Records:
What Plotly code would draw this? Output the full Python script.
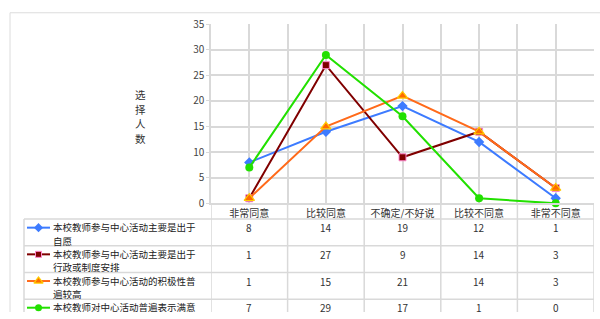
import plotly.graph_objects as go

# ---------------- data ----------------
categories = ["非常同意", "比较同意", "不确定/不好说", "比较不同意", "非常不同意"]
series_names = [
    "本校教师参与中心活动主要是出于自愿",
    "本校教师参与中心活动主要是出于行政或制度安排",
    "本校教师参与中心活动的积极性普遍较高",
    "本校教师对中心活动普遍表示满意",
]
voluntary = [8, 14, 19, 12, 1]
administrative = [1, 27, 9, 14, 3]
enthusiasm = [1, 15, 21, 14, 3]
satisfaction = [7, 29, 17, 1, 0]
y_tick_values = [0, 5, 10, 15, 20, 25, 30, 35]
y_title = "选择人数"

series_values = [voluntary, administrative, enthusiasm, satisfaction]

# ---------------- styling ----------------
W, H = 600, 319
FONT = "Noto Sans CJK SC"
GRID = "#d9d9d9"
styles = [
    dict(color="#3d7bff", symbol="diamond", size=8, lc="#3d7bff", lw=0),
    dict(color="#800000", symbol="square", size=7, lc="#ff88cc", lw=1),
    dict(color="#ff6a1a", symbol="triangle-up", size=9, lc="#ffcc00", lw=1.2, fill="#ff6a00"),
    dict(color="#22e000", symbol="circle", size=8, lc="#22e000", lw=0),
]


def px(x):
    return x / W


def py(y):
    return 1 - y / H


X_LEFT, X_RIGHT = 211, 594
Y_TOP, Y_AXIS = 17, 205
HEADER_BOTTOM = 221.5
ROW_H = 28
TABLE_LEFT = 24
CHARS_PER_LINE = 15

positions = list(range(len(categories)))

fig = go.Figure()

for name, vals, st in zip(series_names, series_values, styles):
    fig.add_trace(go.Scatter(
        x=positions, y=vals, mode="lines+markers", name=name,
        line=dict(color=st["color"], width=2),
        marker=dict(symbol=st["symbol"], size=st["size"],
                    color=st.get("fill", st["color"]),
                    line=dict(color=st["lc"], width=st["lw"])),
        showlegend=False, xaxis="x", yaxis="y", cliponaxis=False,
    ))

# legend keys inside the data table (pixel-space overlay axes)
for i, st in enumerate(styles):
    yk = HEADER_BOTTOM + i * ROW_H + 9
    fig.add_trace(go.Scatter(
        x=[27, 50], y=[yk, yk], mode="lines",
        line=dict(color=st["color"], width=2),
        showlegend=False, xaxis="x2", yaxis="y2", hoverinfo="skip",
    ))
    fig.add_trace(go.Scatter(
        x=[38.5], y=[yk], mode="markers",
        marker=dict(symbol=st["symbol"], size=st["size"] - 1,
                    color=st.get("fill", st["color"]),
                    line=dict(color=st["lc"], width=st["lw"])),
        showlegend=False, xaxis="x2", yaxis="y2", hoverinfo="skip",
    ))

shapes = []
# outer frame
shapes.append(dict(type="line", xref="paper", yref="paper",
                   x0=px(10), x1=1, y0=py(5), y1=py(5),
                   line=dict(color="#dcdcdc", width=1)))
shapes.append(dict(type="line", xref="paper", yref="paper",
                   x0=px(10), x1=px(10), y0=py(5), y1=0,
                   line=dict(color="#dcdcdc", width=1)))
# table horizontal lines
for k in range(4):
    yy = HEADER_BOTTOM + k * ROW_H
    shapes.append(dict(type="line", xref="paper", yref="paper",
                       x0=px(TABLE_LEFT), x1=px(X_RIGHT), y0=py(yy), y1=py(yy),
                       line=dict(color=GRID, width=1.5)))
# table left border
shapes.append(dict(type="line", xref="paper", yref="paper",
                   x0=px(TABLE_LEFT), x1=px(TABLE_LEFT), y0=py(HEADER_BOTTOM), y1=0,
                   line=dict(color=GRID, width=1.5)))
# table column lines (category boundaries), below the axis
for b in [p - 0.5 for p in positions] + [positions[-1] + 0.5]:
    shapes.append(dict(type="line", xref="x", yref="paper",
                       x0=b, x1=b, y0=py(Y_AXIS), y1=0,
                       line=dict(color=GRID, width=1.5)))

annotations = []
# y-axis title, one character per line
title_step = 15.3
title_center = 114
for k, ch in enumerate(y_title):
    yc = title_center + (k - (len(y_title) - 1) / 2) * title_step
    annotations.append(dict(text=ch, xref="paper", yref="paper",
                            x=px(140), y=py(yc), showarrow=False,
                            xanchor="center", yanchor="middle",
                            font=dict(family=FONT, size=10.5, color="#333333")))
# table legend text (wrapped) and values
for i, (name, vals) in enumerate(zip(series_names, series_values)):
    top = HEADER_BOTTOM + i * ROW_H
    lines = [name[j:j + CHARS_PER_LINE] for j in range(0, len(name), CHARS_PER_LINE)]
    for li, line in enumerate(lines):
        annotations.append(dict(text=line, xref="paper", yref="paper",
                                x=px(51), y=py(top + 8.5 + 14 * li), showarrow=False,
                                xanchor="left", yanchor="middle", align="left",
                                font=dict(family=FONT, size=9.5, color="#222222")))
    for p, v in zip(positions, vals):
        annotations.append(dict(text=str(v), xref="x", yref="paper",
                                x=p, y=py(top + 9), showarrow=False,
                                xanchor="center", yanchor="middle",
                                font=dict(family=FONT, size=10, color="#333333")))

fig.update_layout(
    width=W, height=H, autosize=False,
    margin=dict(l=0, r=0, t=0, b=0),
    paper_bgcolor="white", plot_bgcolor="rgba(0,0,0,0)",
    font=dict(family=FONT, size=10, color="#333333"),
    xaxis=dict(
        domain=[px(X_LEFT), px(X_RIGHT)], range=[-0.5, len(categories) - 0.5],
        tickmode="array", tickvals=positions, ticktext=categories,
        showgrid=True, gridcolor=GRID, gridwidth=1.5,
        minor=dict(tickmode="array", tickvals=[p + 0.5 for p in positions[:-1]],
                   showgrid=True, gridcolor=GRID, gridwidth=1.5),
        showline=True, linecolor=GRID, linewidth=1.5,
        ticks="", tickfont=dict(family=FONT, size=10, color="#333333"),
        zeroline=False, fixedrange=True, anchor="y",
    ),
    yaxis=dict(
        domain=[py(Y_AXIS), py(Y_TOP)], range=[0, 35],
        tickmode="array", tickvals=y_tick_values,
        showgrid=False,
        minor=dict(tickmode="array", tickvals=y_tick_values[1:-1],
                   showgrid=True, gridcolor=GRID, gridwidth=1.5),
        showline=True, linecolor=GRID, linewidth=1.5,
        ticks="outside", ticklen=3, tickcolor=GRID,
        tickfont=dict(family=FONT, size=10, color="#444444"),
        zeroline=False, fixedrange=True, anchor="x",
    ),
    xaxis2=dict(domain=[0, 1], range=[0, W], visible=False, anchor="y2", fixedrange=True),
    yaxis2=dict(domain=[0, 1], range=[H, 0], visible=False, anchor="x2", fixedrange=True),
    shapes=shapes,
    annotations=annotations,
)

fig.write_html("out.html", config={"displayModeBar": False},
               post_script="document.documentElement.style.margin='0';document.body.style.margin='0';document.body.style.overflow='hidden';")
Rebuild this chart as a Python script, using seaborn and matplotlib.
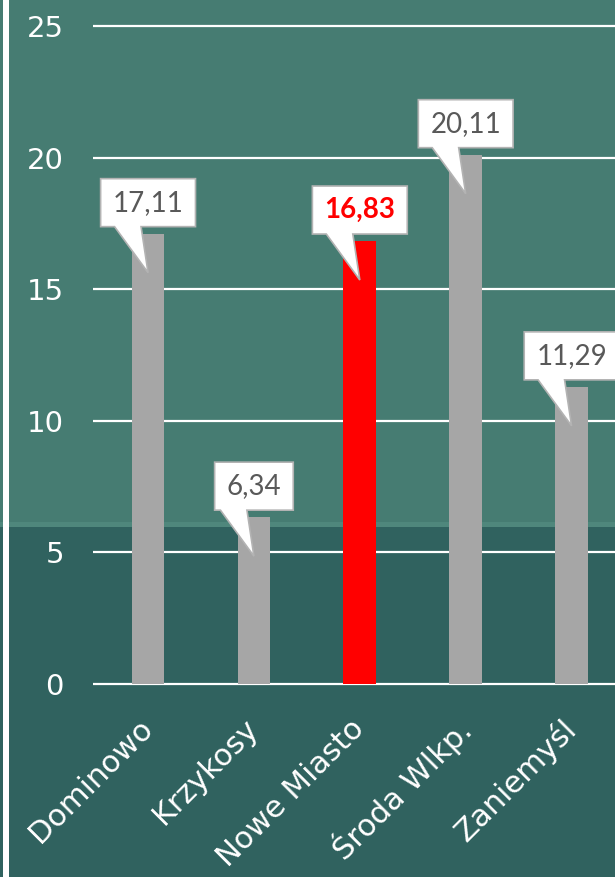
import matplotlib
matplotlib.use("Agg")
import matplotlib.pyplot as plt
import matplotlib.transforms as mtransforms
from matplotlib.patches import Polygon, Rectangle
import pandas as pd
import seaborn as sns

# ==============================
# DANE
# ==============================
miasta = ["Dominowo", "Krzykosy", "Nowe Miasto", "Środa Wlkp.", "Zaniemyśl"]
wartosci = [17.11, 6.34, 16.83, 20.11, 11.29]
wyroznione = "Nowe Miasto"
yticks = [0, 5, 10, 15, 20, 25]

df = pd.DataFrame({"miasto": miasta, "wartosc": wartosci})
kolory = {m: ("#ff0000" if m == wyroznione else "#a6a6a6") for m in miasta}

# ==============================
# STYL
# ==============================
sns.set_theme(style="white")
plt.rcParams["font.family"] = ["Lato", "DejaVu Sans"]

fig = plt.figure(figsize=(6.15, 8.77), dpi=100)
fig.patch.set_facecolor("#30625f")

# tlo: jasniejsza gora, ciemniejszy dol, biala pionowa linia
fig.patches.append(Rectangle((0, 0.401), 1, 0.599, transform=fig.transFigure,
                             facecolor="#467c72", edgecolor="none", zorder=-3))
fig.patches.append(Rectangle((0, 0.399), 1, 0.006, transform=fig.transFigure,
                             facecolor="#4f877c", edgecolor="none", zorder=-3))
fig.patches.append(Rectangle((3 / 615, 0), 6 / 615, 1, transform=fig.transFigure,
                             facecolor="white", edgecolor="none", zorder=-2))

ax = fig.add_axes([93 / 615, 0.2140, 1 - 93 / 615, 0.7624])
ax.set_facecolor("none")

sns.barplot(data=df, x="miasto", y="wartosc", hue="miasto", palette=kolory,
            width=0.31, legend=False, ax=ax, saturation=1, linewidth=0)

ax.set_xlim(-0.52, 4.41)
ax.set_ylim(-0.2, 25.2)
ax.set_yticks(yticks)
ax.set_yticklabels([str(t) for t in yticks])
ax.grid(axis="y", color="white", linewidth=1.6)
ax.set_axisbelow(True)
for s in ax.spines.values():
    s.set_visible(False)
ax.set_xlabel("")
ax.set_ylabel("")
ax.tick_params(axis="y", length=0, pad=21, labelsize=21, labelcolor="white")
ax.tick_params(axis="x", length=0, pad=25, labelsize=22, labelcolor="white")
for lab in ax.get_yticklabels():
    lab.set_fontfamily("DejaVu Sans")
for lab in ax.get_xticklabels():
    lab.set_fontfamily("DejaVu Sans")
    lab.set_rotation(45)
    lab.set_ha("right")
    lab.set_va("center")
    lab.set_rotation_mode("anchor")

# ==============================
# OBJASNIENIA (dymki)
# ==============================
renderer = fig.canvas.get_renderer()
for i, (m, v) in enumerate(zip(miasta, wartosci)):
    etykieta = f"{v:.2f}".replace(".", ",")
    trans = fig.dpi_scale_trans + mtransforms.ScaledTranslation(i, v, ax.transData)
    if m == wyroznione:
        txt = ax.text(0, 0.31, etykieta, transform=trans, ha="center", va="center",
                      fontsize=20, color="#ff0000", fontweight="bold", zorder=6)
    else:
        txt = ax.text(0, 0.31, etykieta, transform=trans, ha="center", va="center",
                      fontsize=20, color="#595959", zorder=6)
    w = txt.get_window_extent(renderer).width / fig.dpi + 0.24
    h0, h1 = 0.07, 0.55
    dymek = [(-w / 2, h0), (-w / 2, h1), (w / 2, h1), (w / 2, h0),
             (-0.07, h0), (0.0, -0.39), (-0.335, h0)]
    ax.add_patch(Polygon(dymek, closed=True, transform=trans, facecolor="white",
                         edgecolor="#b3b3b3", linewidth=1.2, zorder=5,
                         clip_on=False))

fig.savefig("out.png", dpi=100, facecolor=fig.get_facecolor())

**TASK TO COMPLETE:**
Only the lines from the one with "Rebuild this chart" through the one with "yticks = [0, 5, 10, 15, 20, 25]", both included, go in the copy, exactly as written. Leave the pictures behind.

**ANSWER TO THIS TASK:**
Rebuild this chart as a Python script, using seaborn and matplotlib.
import matplotlib
matplotlib.use("Agg")
import matplotlib.pyplot as plt
import matplotlib.transforms as mtransforms
from matplotlib.patches import Polygon, Rectangle
import pandas as pd
import seaborn as sns

# ==============================
# DANE
# ==============================
miasta = ["Dominowo", "Krzykosy", "Nowe Miasto", "Środa Wlkp.", "Zaniemyśl"]
wartosci = [17.11, 6.34, 16.83, 20.11, 11.29]
wyroznione = "Nowe Miasto"
yticks = [0, 5, 10, 15, 20, 25]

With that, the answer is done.